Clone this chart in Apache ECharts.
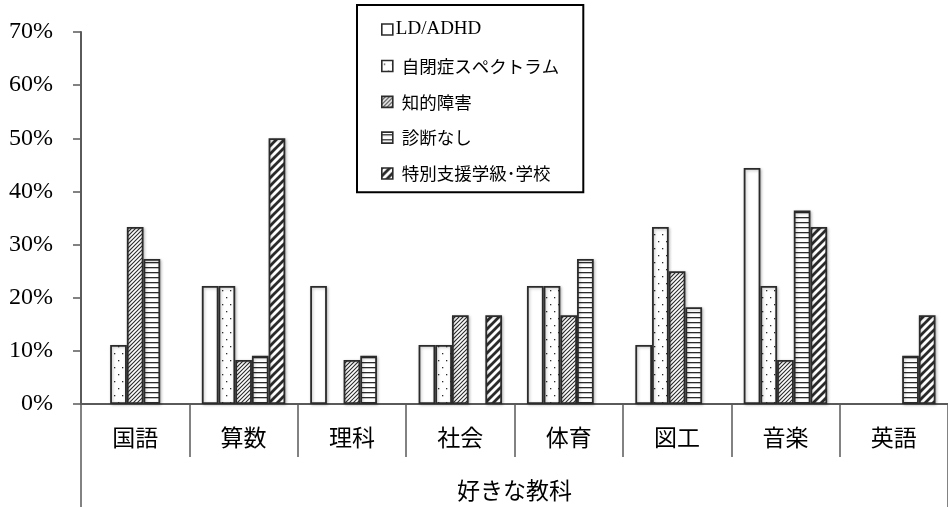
<!DOCTYPE html>
<html>
<head>
<meta charset="utf-8">
<script src="https://cdn.jsdelivr.net/npm/echarts@6/dist/echarts.min.js"></script>
<style>
  html, body { margin: 0; padding: 0; background: #fff; }
  #chart { width: 948px; height: 507px; }
</style>
</head>
<body>
<div id="chart"></div>
<script>
// Favourite school subjects by group (percent of each group)
const subjects = ['国語', '算数', '理科', '社会', '体育', '図工', '音楽', '英語'];
const groupNames = ['LD/ADHD', '自閉症スペクトラム', '知的障害', '診断なし', '特別支援学級･学校'];
const ldAdhd   = [0, 22.2, 22.2, 11.1, 22.2, 11.1, 44.4, 0];
const autism   = [11.1, 22.2, 0, 11.1, 22.2, 33.3, 22.2, 0];
const intellec = [33.3, 8.3, 8.3, 16.7, 16.7, 25.0, 8.3, 0];
const noDiag   = [27.3, 9.1, 9.1, 0, 27.3, 18.2, 36.4, 9.1];
const special  = [0, 50.0, 0, 16.7, 0, 0, 33.3, 16.7];
const yTicks = { min: 0, max: 70, step: 10 };
const axisTitle = '好きな教科';

const INK = '#2b2b2b';

// Monochrome fill tiles for each group
function tile(w, h, draw) {
  const c = document.createElement('canvas');
  c.width = w; c.height = h;
  const g = c.getContext('2d');
  g.fillStyle = '#fff';
  g.fillRect(0, 0, w, h);
  g.strokeStyle = INK;
  g.fillStyle = INK;
  draw(g, w, h);
  return { image: c, repeat: 'repeat' };
}
const fills = [
  tile(4, 4, () => {}),
  tile(8, 14, (g) => {
    g.fillRect(2, 3, 1.3, 1.3);
    g.fillRect(6, 10, 1.3, 1.3);
  }),
  tile(4, 4, (g) => {
    g.lineWidth = 1.1;
    g.beginPath();
    g.moveTo(-1, 5); g.lineTo(5, -1);
    g.moveTo(-1, 1); g.lineTo(1, -1);
    g.moveTo(3, 5); g.lineTo(5, 3);
    g.stroke();
  }),
  tile(4, 5, (g) => {
    g.fillRect(0, 2, 4, 1.3);
  }),
  tile(8, 8, (g) => {
    g.lineWidth = 2.8;
    g.beginPath();
    g.moveTo(-2, 10); g.lineTo(10, -2);
    g.moveTo(-2, 2); g.lineTo(2, -2);
    g.moveTo(6, 10); g.lineTo(10, 6);
    g.stroke();
  })
];

const seriesValues = [ldAdhd, autism, intellec, noDiag, special];

const axisGray = '#5a5a5a';
const chart = echarts.init(document.getElementById('chart'), null, { renderer: 'canvas' });

chart.setOption({
  animation: false,
  backgroundColor: '#fff',
  grid: { left: 81, top: 32, width: 871, height: 372, containLabel: false },
  legend: {
    orient: 'vertical',
    left: 357,
    top: 5,
    padding: [15, 24, 10, 24],
    itemGap: 18.3,
    itemWidth: 11,
    itemHeight: 11,
    borderColor: '#000',
    borderWidth: 2,
    icon: 'rect',
    itemStyle: { borderColor: INK, borderWidth: 1.6 },
    data: groupNames,
    formatter: (n) => n === 'LD/ADHD' ? '{s|' + n + '}' : '{j|' + n + '}',
    textStyle: {
      color: '#000',
      rich: {
        s: { fontFamily: 'Liberation Serif', fontSize: 19, color: '#000', padding: [0, 0, 0, -2] },
        j: { fontFamily: 'Noto Sans CJK JP', fontSize: 17.5, color: '#000', padding: [0, 0, 0, 4] }
      }
    }
  },
  xAxis: [
    {
      type: 'category',
      data: subjects,
      position: 'bottom',
      axisLine: { show: true, lineStyle: { color: axisGray, width: 2 } },
      axisTick: { show: true, length: 53, alignWithLabel: false, lineStyle: { color: axisGray, width: 1.5 } },
      axisLabel: { margin: 22, color: '#000', fontFamily: 'Noto Sans CJK JP', fontSize: 23 },
      splitLine: { show: false }
    },
    {
      type: 'category',
      data: [axisTitle],
      position: 'bottom',
      axisLine: { show: false },
      axisTick: { show: true, length: 110, alignWithLabel: false, lineStyle: { color: axisGray, width: 1.5 } },
      axisLabel: { margin: 75, color: '#000', fontFamily: 'Noto Sans CJK JP', fontSize: 23 },
      splitLine: { show: false }
    }
  ],
  yAxis: {
    type: 'value',
    min: yTicks.min,
    max: yTicks.max,
    interval: yTicks.step,
    axisLine: { show: true, lineStyle: { color: axisGray, width: 2 } },
    axisTick: { show: true, length: 8, inside: false, lineStyle: { color: axisGray, width: 1.5 } },
    axisLabel: { margin: 28, formatter: '{value}%', color: '#000', fontFamily: 'Liberation Serif', fontSize: 24 },
    splitLine: { show: false }
  },
  series: groupNames.map((name, i) => ({
    name,
    type: 'bar',
    xAxisIndex: 0,
    barGap: '0%',
    barCategoryGap: '23%',
    data: seriesValues[i].map((v) => (v === 0 ? null : v)),
    itemStyle: {
      color: fills[i],
      borderColor: INK,
      borderWidth: 1.8,
      shadowBlur: 3,
      shadowColor: 'rgba(0,0,0,0.25)',
      shadowOffsetX: 1,
      shadowOffsetY: 1
    }
  }))
});
</script>
</body>
</html>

● YOUR OBJECTIVE: Repeat verbatim all the material, but not the pictures.

● WRITTEN REPLY:
Clone this chart in Apache ECharts.
<!DOCTYPE html>
<html>
<head>
<meta charset="utf-8">
<script src="https://cdn.jsdelivr.net/npm/echarts@6/dist/echarts.min.js"></script>
<style>
  html, body { margin: 0; padding: 0; background: #fff; }
  #chart { width: 948px; height: 507px; }
</style>
</head>
<body>
<div id="chart"></div>
<script>
// Favourite school subjects by group (percent of each group)
const subjects = ['国語', '算数', '理科', '社会', '体育', '図工', '音楽', '英語'];
const groupNames = ['LD/ADHD', '自閉症スペクトラム', '知的障害', '診断なし', '特別支援学級･学校'];
const ldAdhd   = [0, 22.2, 22.2, 11.1, 22.2, 11.1, 44.4, 0];
const autism   = [11.1, 22.2, 0, 11.1, 22.2, 33.3, 22.2, 0];
const intellec = [33.3, 8.3, 8.3, 16.7, 16.7, 25.0, 8.3, 0];
const noDiag   = [27.3, 9.1, 9.1, 0, 27.3, 18.2, 36.4, 9.1];
const special  = [0, 50.0, 0, 16.7, 0, 0, 33.3, 16.7];
const yTicks = { min: 0, max: 70, step: 10 };
const axisTitle = '好きな教科';

const INK = '#2b2b2b';

// Monochrome fill tiles for each group
function tile(w, h, draw) {
  const c = document.createElement('canvas');
  c.width = w; c.height = h;
  const g = c.getContext('2d');
  g.fillStyle = '#fff';
  g.fillRect(0, 0, w, h);
  g.strokeStyle = INK;
  g.fillStyle = INK;
  draw(g, w, h);
  return { image: c, repeat: 'repeat' };
}
const fills = [
  tile(4, 4, () => {}),
  tile(8, 14, (g) => {
    g.fillRect(2, 3, 1.3, 1.3);
    g.fillRect(6, 10, 1.3, 1.3);
  }),
  tile(4, 4, (g) => {
    g.lineWidth = 1.1;
    g.beginPath();
    g.moveTo(-1, 5); g.lineTo(5, -1);
    g.moveTo(-1, 1); g.lineTo(1, -1);
    g.moveTo(3, 5); g.lineTo(5, 3);
    g.stroke();
  }),
  tile(4, 5, (g) => {
    g.fillRect(0, 2, 4, 1.3);
  }),
  tile(8, 8, (g) => {
    g.lineWidth = 2.8;
    g.beginPath();
    g.moveTo(-2, 10); g.lineTo(10, -2);
    g.moveTo(-2, 2); g.lineTo(2, -2);
    g.moveTo(6, 10); g.lineTo(10, 6);
    g.stroke();
  })
];

const seriesValues = [ldAdhd, autism, intellec, noDiag, special];

const axisGray = '#5a5a5a';
const chart = echarts.init(document.getElementById('chart'), null, { renderer: 'canvas' });

chart.setOption({
  animation: false,
  backgroundColor: '#fff',
  grid: { left: 81, top: 32, width: 871, height: 372, containLabel: false },
  legend: {
    orient: 'vertical',
    left: 357,
    top: 5,
    padding: [15, 24, 10, 24],
    itemGap: 18.3,
    itemWidth: 11,
    itemHeight: 11,
    borderColor: '#000',
    borderWidth: 2,
    icon: 'rect',
    itemStyle: { borderColor: INK, borderWidth: 1.6 },
    data: groupNames,
    formatter: (n) => n === 'LD/ADHD' ? '{s|' + n + '}' : '{j|' + n + '}',
    textStyle: {
      color: '#000',
      rich: {
        s: { fontFamily: 'Liberation Serif', fontSize: 19, color: '#000', padding: [0, 0, 0, -2] },
        j: { fontFamily: 'Noto Sans CJK JP', fontSize: 17.5, color: '#000', padding: [0, 0, 0, 4] }
      }
    }
  },
  xAxis: [
    {
      type: 'category',
      data: subjects,
      position: 'bottom',
      axisLine: { show: true, lineStyle: { color: axisGray, width: 2 } },
      axisTick: { show: true, length: 53, alignWithLabel: false, lineStyle: { color: axisGray, width: 1.5 } },
      axisLabel: { margin: 22, color: '#000', fontFamily: 'Noto Sans CJK JP', fontSize: 23 },
      splitLine: { show: false }
    },
    {
      type: 'category',
      data: [axisTitle],
      position: 'bottom',
      axisLine: { show: false },
      axisTick: { show: true, length: 110, alignWithLabel: false, lineStyle: { color: axisGray, width: 1.5 } },
      axisLabel: { margin: 75, color: '#000', fontFamily: 'Noto Sans CJK JP', fontSize: 23 },
      splitLine: { show: false }
    }
  ],
  yAxis: {
    type: 'value',
    min: yTicks.min,
    max: yTicks.max,
    interval: yTicks.step,
    axisLine: { show: true, lineStyle: { color: axisGray, width: 2 } },
    axisTick: { show: true, length: 8, inside: false, lineStyle: { color: axisGray, width: 1.5 } },
    axisLabel: { margin: 28, formatter: '{value}%', color: '#000', fontFamily: 'Liberation Serif', fontSize: 24 },
    splitLine: { show: false }
  },
  series: groupNames.map((name, i) => ({
    name,
    type: 'bar',
    xAxisIndex: 0,
    barGap: '0%',
    barCategoryGap: '23%',
    data: seriesValues[i].map((v) => (v === 0 ? null : v)),
    itemStyle: {
      color: fills[i],
      borderColor: INK,
      borderWidth: 1.8,
      shadowBlur: 3,
      shadowColor: 'rgba(0,0,0,0.25)',
      shadowOffsetX: 1,
      shadowOffsetY: 1
    }
  }))
});
</script>
</body>
</html>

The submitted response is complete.